Exercise task
Could you copy every line from the material below in which "chart" appears?

Material provided
========
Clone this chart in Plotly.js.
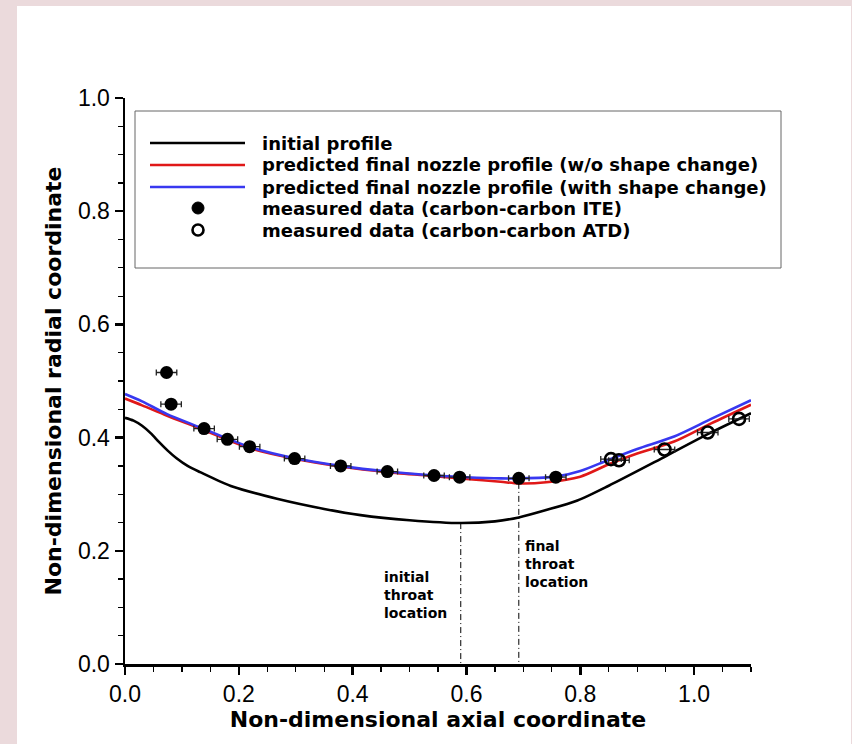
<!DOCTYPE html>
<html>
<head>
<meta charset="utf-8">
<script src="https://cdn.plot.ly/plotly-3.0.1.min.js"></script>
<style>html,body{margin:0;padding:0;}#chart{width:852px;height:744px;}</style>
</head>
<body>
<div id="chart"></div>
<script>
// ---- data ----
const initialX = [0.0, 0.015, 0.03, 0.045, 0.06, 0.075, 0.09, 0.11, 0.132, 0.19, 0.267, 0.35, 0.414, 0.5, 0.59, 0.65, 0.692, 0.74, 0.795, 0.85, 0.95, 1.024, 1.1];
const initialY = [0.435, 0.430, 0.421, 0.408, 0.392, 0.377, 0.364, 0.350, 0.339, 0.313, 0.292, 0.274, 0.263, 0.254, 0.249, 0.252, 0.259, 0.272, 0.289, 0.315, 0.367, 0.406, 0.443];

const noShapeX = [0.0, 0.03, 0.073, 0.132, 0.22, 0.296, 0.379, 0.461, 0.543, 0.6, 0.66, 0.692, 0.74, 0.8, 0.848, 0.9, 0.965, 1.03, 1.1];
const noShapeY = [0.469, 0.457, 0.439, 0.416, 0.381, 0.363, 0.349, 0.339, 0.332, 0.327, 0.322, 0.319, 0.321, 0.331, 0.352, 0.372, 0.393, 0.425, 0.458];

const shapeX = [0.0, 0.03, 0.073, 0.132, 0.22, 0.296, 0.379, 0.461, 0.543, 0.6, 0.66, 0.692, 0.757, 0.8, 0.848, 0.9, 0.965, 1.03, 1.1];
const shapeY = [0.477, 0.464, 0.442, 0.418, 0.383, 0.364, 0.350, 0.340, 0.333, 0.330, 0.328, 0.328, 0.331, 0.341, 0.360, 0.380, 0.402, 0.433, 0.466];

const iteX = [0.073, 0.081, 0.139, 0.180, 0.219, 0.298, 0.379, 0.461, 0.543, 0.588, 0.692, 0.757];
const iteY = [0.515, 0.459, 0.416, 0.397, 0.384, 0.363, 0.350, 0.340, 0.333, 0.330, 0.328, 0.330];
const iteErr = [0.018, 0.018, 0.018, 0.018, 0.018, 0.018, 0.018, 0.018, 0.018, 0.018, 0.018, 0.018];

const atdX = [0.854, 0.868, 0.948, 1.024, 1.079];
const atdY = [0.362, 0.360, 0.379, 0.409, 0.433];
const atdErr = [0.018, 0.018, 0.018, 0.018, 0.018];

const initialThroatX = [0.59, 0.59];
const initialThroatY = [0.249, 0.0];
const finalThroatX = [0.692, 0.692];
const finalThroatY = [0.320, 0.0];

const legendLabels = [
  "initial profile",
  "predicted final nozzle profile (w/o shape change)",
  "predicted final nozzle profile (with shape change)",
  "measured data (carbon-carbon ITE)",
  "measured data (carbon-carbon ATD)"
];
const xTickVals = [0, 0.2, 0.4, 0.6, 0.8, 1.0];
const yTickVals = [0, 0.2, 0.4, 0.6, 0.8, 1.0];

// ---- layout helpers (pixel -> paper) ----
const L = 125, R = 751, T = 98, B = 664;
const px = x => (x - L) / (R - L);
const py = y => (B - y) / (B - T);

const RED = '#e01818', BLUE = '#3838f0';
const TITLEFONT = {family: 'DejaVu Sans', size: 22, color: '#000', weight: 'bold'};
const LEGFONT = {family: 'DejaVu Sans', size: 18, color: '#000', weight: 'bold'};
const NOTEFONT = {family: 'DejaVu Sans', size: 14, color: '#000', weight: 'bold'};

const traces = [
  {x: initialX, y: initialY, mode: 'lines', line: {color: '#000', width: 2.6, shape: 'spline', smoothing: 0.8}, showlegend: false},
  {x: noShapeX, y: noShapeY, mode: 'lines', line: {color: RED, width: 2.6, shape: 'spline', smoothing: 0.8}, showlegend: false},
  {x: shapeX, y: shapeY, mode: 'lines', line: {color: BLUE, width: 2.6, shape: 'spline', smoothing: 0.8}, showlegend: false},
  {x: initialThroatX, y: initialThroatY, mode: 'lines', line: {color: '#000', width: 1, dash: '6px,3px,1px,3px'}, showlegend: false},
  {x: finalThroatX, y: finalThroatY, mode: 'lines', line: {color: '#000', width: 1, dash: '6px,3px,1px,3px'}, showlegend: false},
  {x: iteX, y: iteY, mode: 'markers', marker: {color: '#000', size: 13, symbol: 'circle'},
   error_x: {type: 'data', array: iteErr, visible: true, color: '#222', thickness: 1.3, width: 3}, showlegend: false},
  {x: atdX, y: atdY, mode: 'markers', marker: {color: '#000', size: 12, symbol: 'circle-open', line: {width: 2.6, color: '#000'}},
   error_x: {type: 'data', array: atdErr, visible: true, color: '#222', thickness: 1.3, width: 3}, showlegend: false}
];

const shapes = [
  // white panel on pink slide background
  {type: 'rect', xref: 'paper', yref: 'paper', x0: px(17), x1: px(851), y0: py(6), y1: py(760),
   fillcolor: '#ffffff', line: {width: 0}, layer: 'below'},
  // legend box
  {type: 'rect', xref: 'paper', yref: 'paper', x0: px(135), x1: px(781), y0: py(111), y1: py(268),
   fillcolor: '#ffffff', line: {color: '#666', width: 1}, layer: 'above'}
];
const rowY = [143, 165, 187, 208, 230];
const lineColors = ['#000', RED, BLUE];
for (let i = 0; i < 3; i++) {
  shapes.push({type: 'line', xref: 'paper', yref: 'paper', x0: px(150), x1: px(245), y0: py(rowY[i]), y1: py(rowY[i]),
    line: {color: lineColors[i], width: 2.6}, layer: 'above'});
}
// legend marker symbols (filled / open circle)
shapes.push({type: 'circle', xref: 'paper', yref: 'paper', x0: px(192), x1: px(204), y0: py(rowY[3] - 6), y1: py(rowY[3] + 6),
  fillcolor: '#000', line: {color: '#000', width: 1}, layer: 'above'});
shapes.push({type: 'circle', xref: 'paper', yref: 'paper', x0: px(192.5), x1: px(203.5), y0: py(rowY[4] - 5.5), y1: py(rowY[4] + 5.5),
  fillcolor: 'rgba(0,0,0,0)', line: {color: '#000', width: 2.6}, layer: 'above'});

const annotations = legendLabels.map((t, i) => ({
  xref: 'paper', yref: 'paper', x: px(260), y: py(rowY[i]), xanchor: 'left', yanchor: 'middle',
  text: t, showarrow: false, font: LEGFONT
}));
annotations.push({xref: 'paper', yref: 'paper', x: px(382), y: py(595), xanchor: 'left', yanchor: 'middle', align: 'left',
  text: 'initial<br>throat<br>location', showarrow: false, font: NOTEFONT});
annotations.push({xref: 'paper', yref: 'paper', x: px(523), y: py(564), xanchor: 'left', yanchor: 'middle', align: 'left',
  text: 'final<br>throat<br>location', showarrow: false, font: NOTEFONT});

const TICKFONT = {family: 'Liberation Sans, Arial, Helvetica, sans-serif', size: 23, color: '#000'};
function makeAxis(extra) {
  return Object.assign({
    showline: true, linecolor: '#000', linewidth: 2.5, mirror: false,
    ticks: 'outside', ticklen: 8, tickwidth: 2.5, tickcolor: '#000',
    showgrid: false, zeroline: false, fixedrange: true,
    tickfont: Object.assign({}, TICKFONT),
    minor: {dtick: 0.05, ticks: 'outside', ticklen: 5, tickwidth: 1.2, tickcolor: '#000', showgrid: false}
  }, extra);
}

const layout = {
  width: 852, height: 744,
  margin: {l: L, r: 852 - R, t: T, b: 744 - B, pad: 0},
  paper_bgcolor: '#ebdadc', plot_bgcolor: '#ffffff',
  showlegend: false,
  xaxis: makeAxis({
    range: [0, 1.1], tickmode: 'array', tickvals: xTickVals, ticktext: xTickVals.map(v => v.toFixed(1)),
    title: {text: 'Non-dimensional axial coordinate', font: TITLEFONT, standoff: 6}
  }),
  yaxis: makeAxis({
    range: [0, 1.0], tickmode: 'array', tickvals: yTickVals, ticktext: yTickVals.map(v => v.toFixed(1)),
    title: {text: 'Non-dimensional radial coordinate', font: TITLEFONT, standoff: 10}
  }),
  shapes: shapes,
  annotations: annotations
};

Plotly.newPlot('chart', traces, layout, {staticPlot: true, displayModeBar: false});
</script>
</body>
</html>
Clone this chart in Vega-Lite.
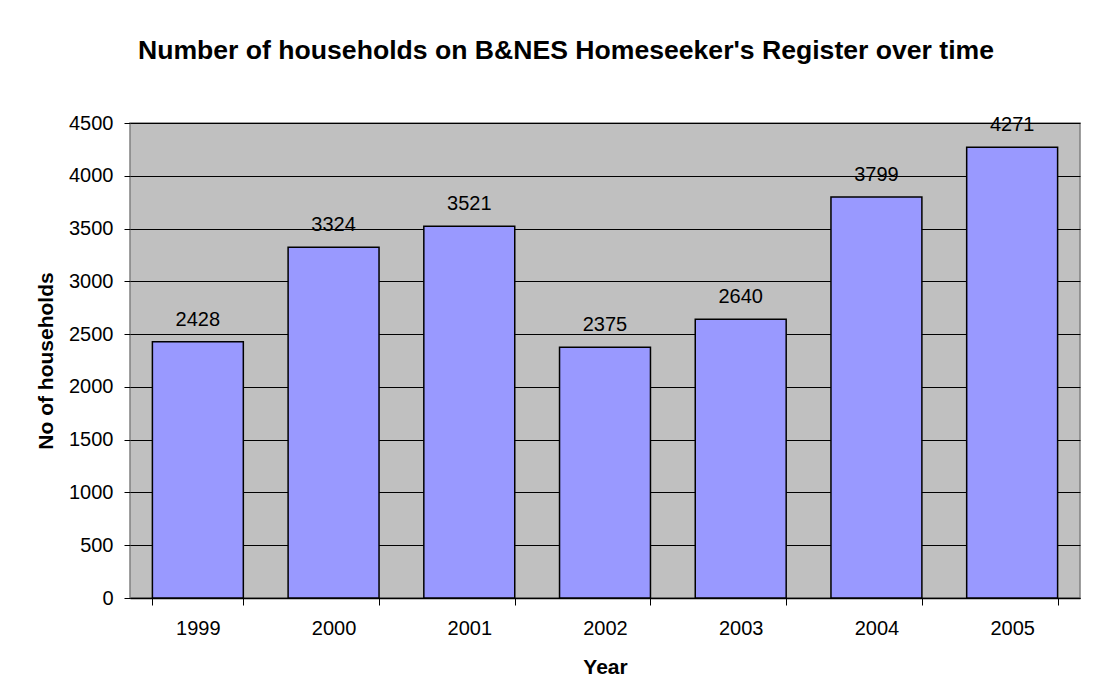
========
Result for this exercise
Clone this chart in Plotly.js.
<style>html,body{margin:0;padding:0;}#chart{width:852px;height:744px;}</style>
<div id="chart"></div>
Plotly.newPlot('chart', traces, layout, {staticPlot: true, displayModeBar: false});
Clone this chart in Vega-Lite.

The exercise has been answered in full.